Currently, allopurinol (trade name, Zyloprim) is the only FDA-approved drug that prevents formation of the uric acid crystals that cause gout. However, side effects -- including potentially fatal reactions -- limit the amount of allopurinol that can be tolerated. Most gout patients do not receive fully effective doses of allopurinol.
In clinical trials sponsored by Takeda, Uloric's manufacturer, an 80-milligram dose of Uloric worked better than allopurinol; a 40-milligram dose worked at least as well as allopurinol.
Unlike allopurinol, very little Uloric is excreted through the urine, making Uloric safe for patients with kidney problems. Gout patients with impaired kidney function have to take very low doses of allopurinol, making the drug even less effective for these patients.
In 2005, the FDA refused to approve Uloric because there were slightly more deaths and heart problems in patients taking the drug than in patients taking allopurinol. As people with gout problems already are at higher risk of heart disease, the FDA issued an "approvable" letter, noting that Uloric could be approved if this safety question were addressed.
Takeda then performed a large new phase 3 clinical trial that enrolled more gout patients than the two previous phase 3 trials combined. The new study found no more deaths and no more heart problems in patients taking Uloric than in patients taking allopurinol.
Based on the safety and efficacy data, the FDA panel recommended by a 12-0 vote that the FDA approve Uloric at both the 40-milligram and 80-milligram doses. Takeda suggests the higher dose is more effective in subjects with more severe gout.
Takeda has offered to continue studying Uloric after FDA approval. A phase 4 clinical trial would compare Uloric to allopurinol for the reduction of gout flare-ups.
And because drugs with the same mechanism of action as Uloric and allopurinol may affect theophylline bronchodilators, Takeda has agreed to conduct a postmarketing phase 1 study of Uloric's interactions with theophylline.
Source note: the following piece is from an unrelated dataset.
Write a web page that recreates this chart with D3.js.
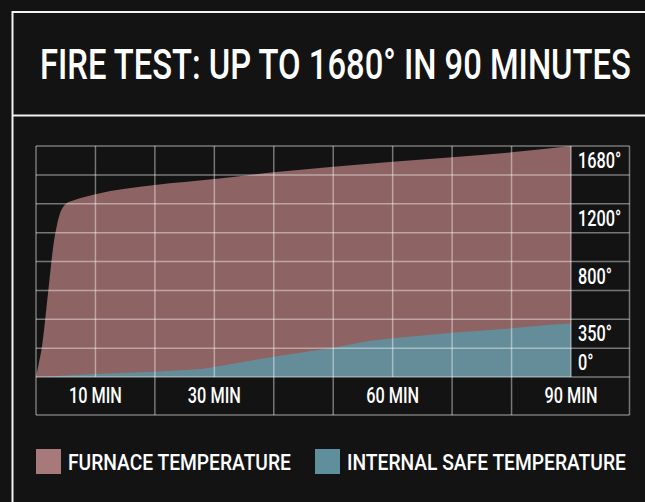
<!DOCTYPE html>
<html>
<head>
<meta charset="utf-8">
<script src="https://cdn.jsdelivr.net/npm/d3@7"></script>
<style>
  html, body { margin: 0; padding: 0; background: #131313; }
  svg { display: block; }
  text { font-family: Roboto, "Open Sans", sans-serif; fill: #ffffff; }
</style>
</head>
<body>
<svg id="chart" width="645" height="502"></svg>
<script>
// ---- data ----
const titleText = "FIRE TEST: UP TO 1680° IN 90 MINUTES";
const furnaceMinutes = [0, 0.5, 1, 2, 3, 3.5, 4, 4.5, 5, 6, 8, 10, 20, 30, 40, 50, 60, 70, 80, 90];
const furnaceTemps   = [0, 105, 220, 600, 980, 1100, 1185, 1232, 1258, 1280, 1308, 1330, 1396, 1440, 1489, 1529, 1566, 1598, 1634, 1680];
const internalMinutes = [0, 10, 20, 28, 40, 50, 56, 60, 70, 80, 86, 90];
const internalTemps   = [0, 22, 39, 58, 148, 213, 262, 281, 322, 354, 378, 390];
const xTickMinutes = [10, 30, 60, 90];
const xTickLabels  = ["10 MIN", "30 MIN", "60 MIN", "90 MIN"];
const xBandDividers = [0, 20, 40, 50, 70, 80];
const yRowLabels = ["1680°", "", "1200°", "", "800°", "", "350°", "0°"];
const legendLabels = ["FURNACE TEMPERATURE", "INTERNAL SAFE TEMPERATURE"];

// ---- layout ----
const W = 645, H = 502;
const plot = { left: 36, right: 571, top: 146, bottom: 377 };
const labelColRight = 629.5;
const axisBandBottom = 415;
const gridColor = "rgba(255,255,255,0.42)";
const furnaceFill = "#8e6364";
const internalFill = "#658d99";
const swatchColors = ["#a8797b", "#5f8e9c"];

const svg = d3.select("#chart");
svg.append("rect").attr("width", W).attr("height", H).attr("fill", "#131313");

// title frame
svg.append("path")
  .attr("d", `M${W},12 H12.5 V${H}`)
  .attr("fill", "none").attr("stroke", "#f2f2f2").attr("stroke-width", 2);
svg.append("line").attr("x1", 12).attr("x2", W).attr("y1", 115.5).attr("y2", 115.5)
  .attr("stroke", "#f2f2f2").attr("stroke-width", 2);

// horizontally condensed text via a scale transform around the anchor point
function condensedText(parent, str, px, py, size, k, anchor) {
  const g = parent.append("g").attr("transform", `translate(${px},${py}) scale(${k},1)`);
  return g.append("text").text(str).attr("x", 0).attr("y", 0)
    .attr("font-size", size).attr("font-weight", 500)
    .attr("text-anchor", anchor || "start");
}

// title: scale to the reference width
{
  const t = condensedText(svg, titleText, 40, 78.5, 42, 1);
  const w = t.node().getComputedTextLength();
  d3.select(t.node().parentNode).attr("transform", `translate(40,78.5) scale(${591 / w},1)`);
}

// scales
const x = d3.scaleLinear().domain([0, 90]).range([plot.left, plot.right]);
const y = d3.scaleLinear().domain([0, 1680]).range([plot.bottom, plot.top]);

const area = d3.area().curve(d3.curveMonotoneX)
  .x(d => x(d[0])).y0(y(0)).y1(d => y(d[1]));
const areaLin = d3.area().curve(d3.curveLinear)
  .x(d => x(d[0])).y0(y(0)).y1(d => y(d[1]));

svg.append("path").datum(d3.zip(furnaceMinutes, furnaceTemps))
  .attr("d", area).attr("fill", furnaceFill);
svg.append("path").datum(d3.zip(internalMinutes, internalTemps))
  .attr("d", areaLin).attr("fill", internalFill);

// grid
const grid = svg.append("g").attr("stroke", gridColor).attr("stroke-width", 1.5);
const yRows = d3.range(0, 1680 + 1, 210);
grid.selectAll(".h").data(yRows).join("line")
  .attr("x1", plot.left).attr("x2", labelColRight)
  .attr("y1", d => y(d)).attr("y2", d => y(d));
grid.selectAll(".v").data(d3.range(0, 91, 10)).join("line")
  .attr("x1", d => x(d)).attr("x2", d => x(d))
  .attr("y1", plot.top).attr("y2", plot.bottom);
grid.append("line").attr("x1", labelColRight).attr("x2", labelColRight)
  .attr("y1", plot.top).attr("y2", axisBandBottom);
grid.append("line").attr("x1", plot.left).attr("x2", labelColRight)
  .attr("y1", axisBandBottom).attr("y2", axisBandBottom);
grid.selectAll(".bd").data(xBandDividers).join("line")
  .attr("x1", d => x(d)).attr("x2", d => x(d))
  .attr("y1", plot.bottom).attr("y2", axisBandBottom);

// y row labels
const rowH = (plot.bottom - plot.top) / yRowLabels.length;
const yl = svg.append("g");
yRowLabels.forEach((lab, i) => {
  if (lab === "") return;
  condensedText(yl, lab, plot.right + 7, plot.top + rowH * (i + 0.5) + 7.7, 22, 0.74);
});

// x labels
const xl = svg.append("g");
xTickLabels.forEach((lab, i) => {
  condensedText(xl, lab, x(xTickMinutes[i]), (plot.bottom + axisBandBottom) / 2 + 7, 22, 0.74, "middle");
});

// legend
const legendX = [36, 315];
const lg = svg.append("g");
legendLabels.forEach((lab, i) => {
  lg.append("rect").attr("x", legendX[i]).attr("y", 449).attr("width", 25).attr("height", 25)
    .attr("fill", swatchColors[i]);
  condensedText(lg, lab, legendX[i] + 32, 469.5, 22.5, 0.855);
});
</script>
</body>
</html>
Gout occurs when blood levels of uric acid rise. At blood levels above 7 mg/dL -- and above 6 mg/dL in the extremities -- crystals can form that lodge in the joints and other body tissues. These crystal deposits provoke an immune response that results in extremely painful swelling and in inflammatory arthritis that can permanently destroy the joints.
(For more on the causes, symptoms, and treatment of gout, see WebMD's Gout Pictures Slideshow.)
About 1.4% of men and 0.6% of women have gout. But prevalence rises with age. After age 80, about 9% of men and 6% of women develop gout.
The body converts a chemical called xanthine into uric acid via an enzyme called xanthine oxidase or XO. Allopurinol and Uloric each inhibit XO and prevent the formation of uric acid.
Allopurinol is approved in doses up to 800 milligrams. However, it's rarely dosed above 300 milligrams per day and is often ineffective. Allopurinol side effects include upset stomach, headache, diarrhea, and rash. Although rare, allopurinol hypersensitivity syndrome can develop. It's fatal 20% to 30% of the time.
The most common side effects seen in patients taking Uloric during clinical trials were upper respiratory tract infections, muscle and connective-tissue symptoms, and diarrhea. The drug was well tolerated, and these side effects did not increase over long-term use.